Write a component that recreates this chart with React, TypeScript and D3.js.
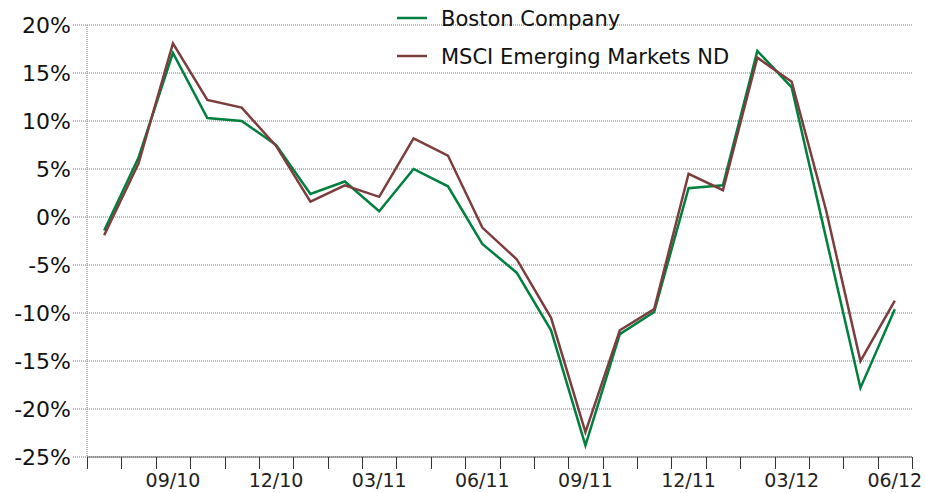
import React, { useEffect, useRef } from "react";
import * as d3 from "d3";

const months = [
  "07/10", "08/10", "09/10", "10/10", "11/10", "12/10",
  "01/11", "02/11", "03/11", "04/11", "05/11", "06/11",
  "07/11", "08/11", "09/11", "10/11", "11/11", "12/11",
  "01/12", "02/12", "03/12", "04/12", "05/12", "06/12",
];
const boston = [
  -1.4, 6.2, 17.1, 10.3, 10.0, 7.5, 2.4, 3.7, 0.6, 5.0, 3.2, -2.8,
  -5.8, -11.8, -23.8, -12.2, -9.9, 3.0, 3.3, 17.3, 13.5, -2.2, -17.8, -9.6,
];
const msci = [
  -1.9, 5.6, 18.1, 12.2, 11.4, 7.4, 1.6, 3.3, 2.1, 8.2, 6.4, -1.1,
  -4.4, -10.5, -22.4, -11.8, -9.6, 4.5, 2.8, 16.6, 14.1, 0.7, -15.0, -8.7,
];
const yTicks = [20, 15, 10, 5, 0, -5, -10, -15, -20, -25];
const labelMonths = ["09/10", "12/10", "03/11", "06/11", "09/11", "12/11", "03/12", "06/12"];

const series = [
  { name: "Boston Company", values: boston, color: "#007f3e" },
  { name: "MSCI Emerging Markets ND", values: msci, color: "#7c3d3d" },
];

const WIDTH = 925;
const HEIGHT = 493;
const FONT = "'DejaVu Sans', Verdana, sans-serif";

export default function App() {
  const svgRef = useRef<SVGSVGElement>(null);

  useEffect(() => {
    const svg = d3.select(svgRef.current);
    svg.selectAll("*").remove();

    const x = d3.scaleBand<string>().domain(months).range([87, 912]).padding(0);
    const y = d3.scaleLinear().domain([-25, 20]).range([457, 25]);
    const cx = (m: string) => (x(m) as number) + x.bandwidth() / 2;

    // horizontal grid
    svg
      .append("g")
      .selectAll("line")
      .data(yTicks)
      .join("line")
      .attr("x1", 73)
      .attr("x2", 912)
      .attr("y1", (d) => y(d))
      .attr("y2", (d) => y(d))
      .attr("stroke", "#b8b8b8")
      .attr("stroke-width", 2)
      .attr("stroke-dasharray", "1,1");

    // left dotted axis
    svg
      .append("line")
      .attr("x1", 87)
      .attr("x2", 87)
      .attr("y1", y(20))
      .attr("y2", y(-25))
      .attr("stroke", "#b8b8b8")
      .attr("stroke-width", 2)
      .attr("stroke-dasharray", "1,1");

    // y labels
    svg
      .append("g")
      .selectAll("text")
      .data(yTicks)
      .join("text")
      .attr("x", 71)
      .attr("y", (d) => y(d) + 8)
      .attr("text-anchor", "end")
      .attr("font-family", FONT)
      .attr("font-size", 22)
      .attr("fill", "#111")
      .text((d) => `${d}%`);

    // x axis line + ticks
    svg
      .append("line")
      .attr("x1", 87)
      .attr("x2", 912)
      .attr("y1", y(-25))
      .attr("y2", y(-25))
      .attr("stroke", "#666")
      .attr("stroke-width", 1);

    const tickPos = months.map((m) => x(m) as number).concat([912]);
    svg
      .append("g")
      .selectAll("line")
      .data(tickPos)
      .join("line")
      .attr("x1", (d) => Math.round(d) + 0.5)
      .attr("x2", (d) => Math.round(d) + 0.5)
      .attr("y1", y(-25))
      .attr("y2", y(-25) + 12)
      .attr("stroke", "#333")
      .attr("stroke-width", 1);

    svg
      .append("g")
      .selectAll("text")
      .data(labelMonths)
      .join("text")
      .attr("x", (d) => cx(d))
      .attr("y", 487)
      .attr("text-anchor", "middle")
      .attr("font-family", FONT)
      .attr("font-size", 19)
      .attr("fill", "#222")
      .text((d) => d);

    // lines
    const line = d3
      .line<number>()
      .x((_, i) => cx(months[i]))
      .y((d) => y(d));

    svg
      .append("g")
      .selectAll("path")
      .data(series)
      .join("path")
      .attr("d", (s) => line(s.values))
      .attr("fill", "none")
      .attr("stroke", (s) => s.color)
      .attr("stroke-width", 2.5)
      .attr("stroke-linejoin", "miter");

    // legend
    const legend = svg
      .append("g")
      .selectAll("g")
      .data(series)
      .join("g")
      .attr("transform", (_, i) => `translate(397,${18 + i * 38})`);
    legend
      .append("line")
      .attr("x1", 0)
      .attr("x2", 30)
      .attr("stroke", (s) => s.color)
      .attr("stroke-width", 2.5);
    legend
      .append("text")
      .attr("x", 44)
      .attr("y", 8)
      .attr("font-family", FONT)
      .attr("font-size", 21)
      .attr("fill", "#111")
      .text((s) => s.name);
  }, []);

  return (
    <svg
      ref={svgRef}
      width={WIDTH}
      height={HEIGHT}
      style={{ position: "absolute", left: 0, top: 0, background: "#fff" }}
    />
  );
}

--

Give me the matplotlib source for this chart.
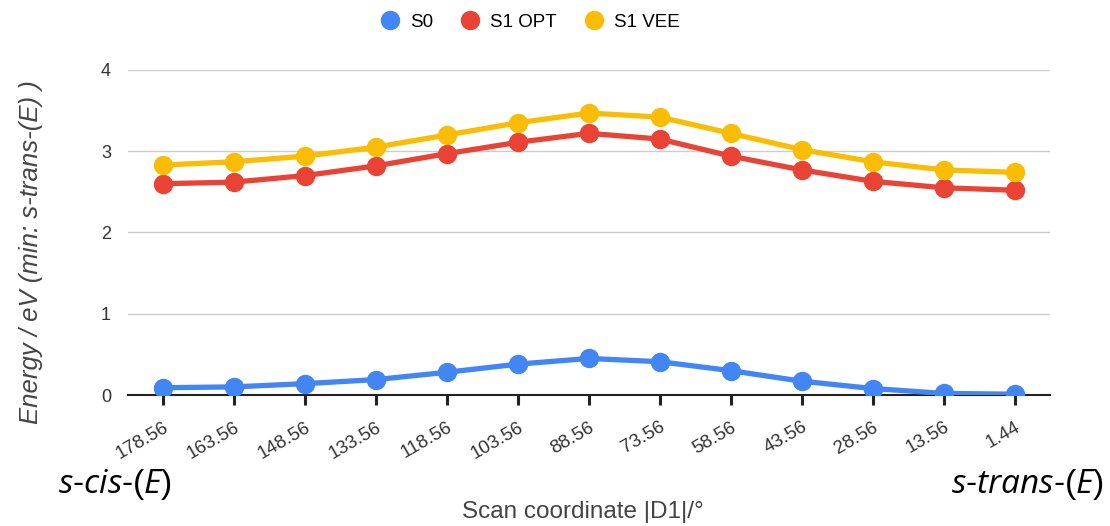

Exercise details:
Filter the records, keeping only lines that contain "chart", and show those lines.

Result of the task:
Write a component that recreates this chart with React, TypeScript and D3.js.
Give me the matplotlib source for this chart.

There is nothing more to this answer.